1.面向遥感图像的Image caption 数据集:

【干货】让遥感图像活起来:遥感图像描述生成的模型与数据集探索—遥感系统(RS)—地信网论坛 -
http://bbs.3s001.com/thread-264038-1-1.html

Exploring Models and Data for Remote Sensing Image Caption Generation
GitHub - 201528014227051/RSICD_optimal: Datasets for remote sensing images (Paper:Exploring Models and Data for Remote Sensing Image Caption Generation)
https://github.com/201528014227051/RSICD_optimal

2.Image Caption 某算法源码

GitHub - TalentBoy2333/remote-sensing-image-caption: remote sensing image classification and image caption by PyTorch
https://github.com/TalentBoy2333/remote-sensing-image-caption

在上述数据和算法源码基础上,结合我项目的实际需要,对某些py 文件进行了修改如下:

1.修改train.py如下,主要实现训练中断后从某CheckPoint点再次训练功能:

import numpy as np 
import torch 
from torch.autograd import Variable
from config import Config
from model import Encoder, DecoderWithAttention
from dataloader import DataLoader 
from augmentations import Augmentation
from eval import val_eval

#面向遥感图像的图像描述(Image Caption) 技术实现之一
#GitHub - TalentBoy2333/remote-sensing-image-caption: remote sensing image classification and image caption by PyTorch
#https://github.com/TalentBoy2333/remote-sensing-image-caption


cuda = True if torch.cuda.is_available() else False
cfg = Config()

def cal_loss(sentences, batch_label, alphas, alpha_c):
    loss_func = torch.nn.CrossEntropyLoss()
    for i in range(sentences.size(1)):
        label = batch_label[:, i]
        word = sentences[:,i,:]
        # print(label.size()[0])
        if i == 0:
            loss = loss_func(word, label)
        else:
            loss += loss_func(word, label)
    loss = loss / (i+1)
    # Add doubly stochastic attention regularization
    loss += alpha_c * ((1. - alphas.sum(dim=1)) ** 2).mean()
    return loss

def train(model_path=None):
    dataloader = DataLoader(Augmentation())
    encoder = Encoder()
    dict_len = len(dataloader.data.dictionary)
    decoder = DecoderWithAttention(dict_len)
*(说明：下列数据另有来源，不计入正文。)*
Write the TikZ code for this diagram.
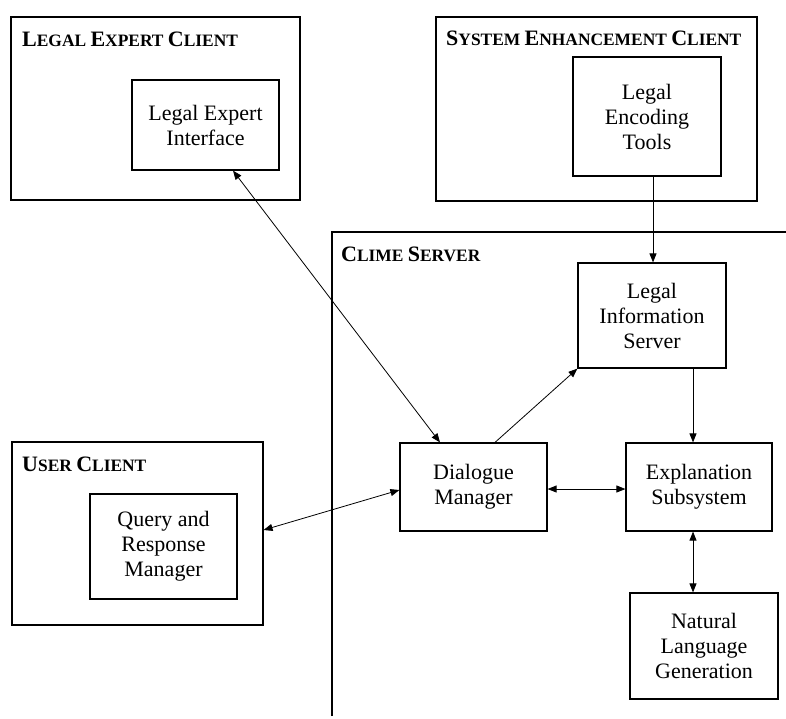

    # Jerry:加上以下两句,就可以从某个检查点开始继续训练。
    encoder.load_state_dict(torch.load('./models/train/encoder_mobilenet_100.pkl', map_location='cpu'))
    decoder.load_state_dict(torch.load('./models/train/decoder_100.pkl', map_location='cpu'))

    if cuda:
        encoder = encoder.cuda()
        decoder = decoder.cuda()
    # if model_path:
    #   text_generator.load_state_dict(torch.load(model_path))
    # 记录训练多少轮次数的,每次重启train.py 都要结合实际次数进行修改,尤其是延续某个检查点(checkpoint)继续进行的训练。
    train_iter = 101
    encoder_optimizer = torch.optim.Adam(encoder.parameters(), lr=cfg.encoder_learning_rate)
    decoder_optimizer = torch.optim.Adam(decoder.parameters(), lr=cfg.decoder_learning_rate)

    val_bleu = list()
    losses = list()
    while True:
        batch_image, batch_label = dataloader.get_next_batch()
        batch_image = torch.from_numpy(batch_image).type(torch.FloatTensor)
        batch_label = torch.from_numpy(batch_label).type(torch.LongTensor)
        if cuda:
            batch_image = batch_image.cuda()
            batch_label = batch_label.cuda()
        # print(batch_image.size())
        # print(batch_label.size())

        print('Training')
        output = encoder(batch_image)
        # print('encoder output:', output.size())
        predictions, alphas = decoder(output, batch_label)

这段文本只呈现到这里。